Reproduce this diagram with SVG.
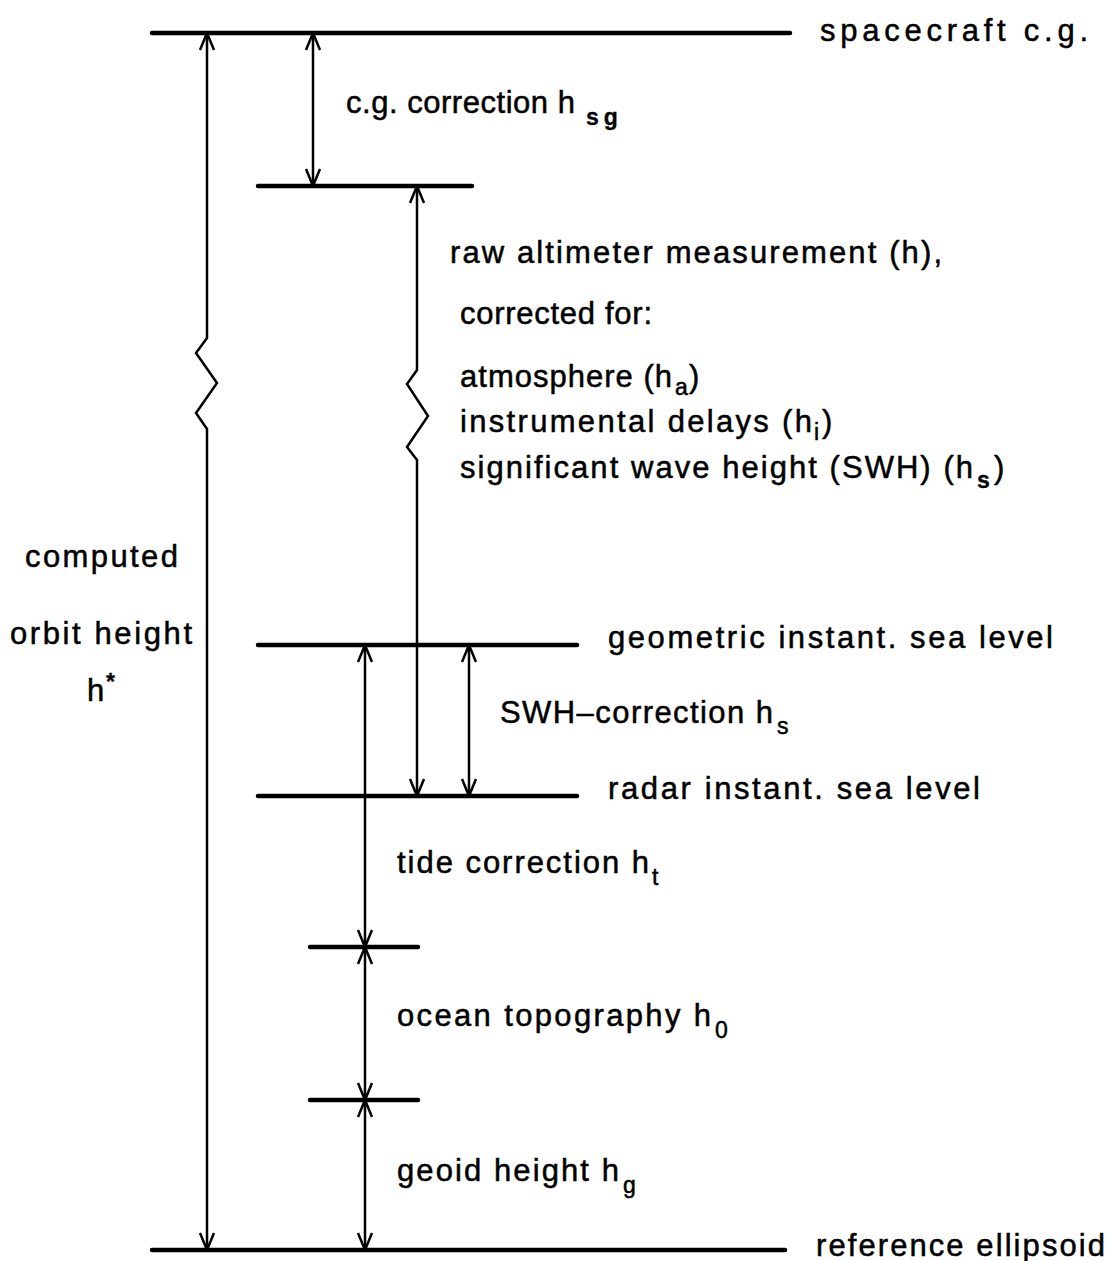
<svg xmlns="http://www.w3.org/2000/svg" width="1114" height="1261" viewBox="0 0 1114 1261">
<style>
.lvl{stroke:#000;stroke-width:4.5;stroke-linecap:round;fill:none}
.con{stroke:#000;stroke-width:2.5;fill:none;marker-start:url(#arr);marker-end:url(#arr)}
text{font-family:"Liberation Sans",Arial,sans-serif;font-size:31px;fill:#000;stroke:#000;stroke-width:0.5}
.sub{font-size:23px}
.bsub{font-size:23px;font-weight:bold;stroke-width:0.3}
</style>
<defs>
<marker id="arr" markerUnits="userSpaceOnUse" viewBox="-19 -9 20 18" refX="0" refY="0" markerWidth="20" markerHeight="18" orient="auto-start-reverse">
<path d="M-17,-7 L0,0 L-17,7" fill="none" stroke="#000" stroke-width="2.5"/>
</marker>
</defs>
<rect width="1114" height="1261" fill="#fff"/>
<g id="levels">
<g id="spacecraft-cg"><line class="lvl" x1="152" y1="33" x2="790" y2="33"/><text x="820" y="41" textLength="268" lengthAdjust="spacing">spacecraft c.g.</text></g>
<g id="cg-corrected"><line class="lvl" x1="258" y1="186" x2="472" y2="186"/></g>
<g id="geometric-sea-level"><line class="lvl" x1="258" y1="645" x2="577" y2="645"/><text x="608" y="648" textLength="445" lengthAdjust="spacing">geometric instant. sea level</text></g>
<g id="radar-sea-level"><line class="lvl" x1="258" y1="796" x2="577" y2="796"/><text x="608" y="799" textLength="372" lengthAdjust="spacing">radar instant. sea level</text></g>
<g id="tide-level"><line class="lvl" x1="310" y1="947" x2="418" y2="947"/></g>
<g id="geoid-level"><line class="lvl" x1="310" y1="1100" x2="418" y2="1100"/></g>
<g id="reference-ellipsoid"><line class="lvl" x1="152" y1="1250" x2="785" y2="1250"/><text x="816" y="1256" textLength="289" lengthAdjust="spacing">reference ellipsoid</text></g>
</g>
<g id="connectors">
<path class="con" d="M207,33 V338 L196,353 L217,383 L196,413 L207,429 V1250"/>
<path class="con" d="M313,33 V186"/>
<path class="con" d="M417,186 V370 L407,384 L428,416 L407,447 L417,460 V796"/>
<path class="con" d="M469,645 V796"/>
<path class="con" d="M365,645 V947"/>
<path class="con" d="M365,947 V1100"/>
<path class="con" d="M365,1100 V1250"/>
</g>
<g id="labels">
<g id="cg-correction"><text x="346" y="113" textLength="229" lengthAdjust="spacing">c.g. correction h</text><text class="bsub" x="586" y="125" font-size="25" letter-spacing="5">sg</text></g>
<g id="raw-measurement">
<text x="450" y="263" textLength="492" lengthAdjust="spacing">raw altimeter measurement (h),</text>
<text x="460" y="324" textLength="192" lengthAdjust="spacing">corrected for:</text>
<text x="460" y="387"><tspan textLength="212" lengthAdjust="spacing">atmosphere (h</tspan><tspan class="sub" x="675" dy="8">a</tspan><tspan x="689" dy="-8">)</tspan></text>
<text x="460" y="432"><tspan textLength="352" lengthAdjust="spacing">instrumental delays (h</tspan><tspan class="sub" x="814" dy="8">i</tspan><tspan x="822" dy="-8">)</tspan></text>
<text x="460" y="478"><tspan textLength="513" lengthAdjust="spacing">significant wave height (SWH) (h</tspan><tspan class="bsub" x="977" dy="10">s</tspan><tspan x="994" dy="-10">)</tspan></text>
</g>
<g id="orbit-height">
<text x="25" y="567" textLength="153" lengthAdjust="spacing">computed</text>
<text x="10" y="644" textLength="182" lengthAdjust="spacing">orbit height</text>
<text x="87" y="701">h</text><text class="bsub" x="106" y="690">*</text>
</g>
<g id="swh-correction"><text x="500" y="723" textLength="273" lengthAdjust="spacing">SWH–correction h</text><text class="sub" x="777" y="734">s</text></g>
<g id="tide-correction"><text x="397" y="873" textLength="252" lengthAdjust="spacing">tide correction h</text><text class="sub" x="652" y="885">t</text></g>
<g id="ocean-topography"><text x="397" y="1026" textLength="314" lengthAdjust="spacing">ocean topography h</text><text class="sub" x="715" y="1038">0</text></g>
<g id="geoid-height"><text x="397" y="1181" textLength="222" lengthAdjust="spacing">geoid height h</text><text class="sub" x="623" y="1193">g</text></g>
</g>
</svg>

┄┄┄┄┄┄┄┄┄┄┄┄┄┄┄┄┄┄┄┄

> Problem description
Reproduce the full material exactly, excluding the pictures.

> Written reply
Reproduce this diagram with SVG.
<svg xmlns="http://www.w3.org/2000/svg" width="1114" height="1261" viewBox="0 0 1114 1261">
<style>
.lvl{stroke:#000;stroke-width:4.5;stroke-linecap:round;fill:none}
.con{stroke:#000;stroke-width:2.5;fill:none;marker-start:url(#arr);marker-end:url(#arr)}
text{font-family:"Liberation Sans",Arial,sans-serif;font-size:31px;fill:#000;stroke:#000;stroke-width:0.5}
.sub{font-size:23px}
.bsub{font-size:23px;font-weight:bold;stroke-width:0.3}
</style>
<defs>
<marker id="arr" markerUnits="userSpaceOnUse" viewBox="-19 -9 20 18" refX="0" refY="0" markerWidth="20" markerHeight="18" orient="auto-start-reverse">
<path d="M-17,-7 L0,0 L-17,7" fill="none" stroke="#000" stroke-width="2.5"/>
</marker>
</defs>
<rect width="1114" height="1261" fill="#fff"/>
<g id="levels">
<g id="spacecraft-cg"><line class="lvl" x1="152" y1="33" x2="790" y2="33"/><text x="820" y="41" textLength="268" lengthAdjust="spacing">spacecraft c.g.</text></g>
<g id="cg-corrected"><line class="lvl" x1="258" y1="186" x2="472" y2="186"/></g>
<g id="geometric-sea-level"><line class="lvl" x1="258" y1="645" x2="577" y2="645"/><text x="608" y="648" textLength="445" lengthAdjust="spacing">geometric instant. sea level</text></g>
<g id="radar-sea-level"><line class="lvl" x1="258" y1="796" x2="577" y2="796"/><text x="608" y="799" textLength="372" lengthAdjust="spacing">radar instant. sea level</text></g>
<g id="tide-level"><line class="lvl" x1="310" y1="947" x2="418" y2="947"/></g>
<g id="geoid-level"><line class="lvl" x1="310" y1="1100" x2="418" y2="1100"/></g>
<g id="reference-ellipsoid"><line class="lvl" x1="152" y1="1250" x2="785" y2="1250"/><text x="816" y="1256" textLength="289" lengthAdjust="spacing">reference ellipsoid</text></g>
</g>
<g id="connectors">
<path class="con" d="M207,33 V338 L196,353 L217,383 L196,413 L207,429 V1250"/>
<path class="con" d="M313,33 V186"/>
<path class="con" d="M417,186 V370 L407,384 L428,416 L407,447 L417,460 V796"/>
<path class="con" d="M469,645 V796"/>
<path class="con" d="M365,645 V947"/>
<path class="con" d="M365,947 V1100"/>
<path class="con" d="M365,1100 V1250"/>
</g>
<g id="labels">
<g id="cg-correction"><text x="346" y="113" textLength="229" lengthAdjust="spacing">c.g. correction h</text><text class="bsub" x="586" y="125" font-size="25" letter-spacing="5">sg</text></g>
<g id="raw-measurement">
<text x="450" y="263" textLength="492" lengthAdjust="spacing">raw altimeter measurement (h),</text>
<text x="460" y="324" textLength="192" lengthAdjust="spacing">corrected for:</text>
<text x="460" y="387"><tspan textLength="212" lengthAdjust="spacing">atmosphere (h</tspan><tspan class="sub" x="675" dy="8">a</tspan><tspan x="689" dy="-8">)</tspan></text>
<text x="460" y="432"><tspan textLength="352" lengthAdjust="spacing">instrumental delays (h</tspan><tspan class="sub" x="814" dy="8">i</tspan><tspan x="822" dy="-8">)</tspan></text>
<text x="460" y="478"><tspan textLength="513" lengthAdjust="spacing">significant wave height (SWH) (h</tspan><tspan class="bsub" x="977" dy="10">s</tspan><tspan x="994" dy="-10">)</tspan></text>
</g>
<g id="orbit-height">
<text x="25" y="567" textLength="153" lengthAdjust="spacing">computed</text>
<text x="10" y="644" textLength="182" lengthAdjust="spacing">orbit height</text>
<text x="87" y="701">h</text><text class="bsub" x="106" y="690">*</text>
</g>
<g id="swh-correction"><text x="500" y="723" textLength="273" lengthAdjust="spacing">SWH–correction h</text><text class="sub" x="777" y="734">s</text></g>
<g id="tide-correction"><text x="397" y="873" textLength="252" lengthAdjust="spacing">tide correction h</text><text class="sub" x="652" y="885">t</text></g>
<g id="ocean-topography"><text x="397" y="1026" textLength="314" lengthAdjust="spacing">ocean topography h</text><text class="sub" x="715" y="1038">0</text></g>
<g id="geoid-height"><text x="397" y="1181" textLength="222" lengthAdjust="spacing">geoid height h</text><text class="sub" x="623" y="1193">g</text></g>
</g>
</svg>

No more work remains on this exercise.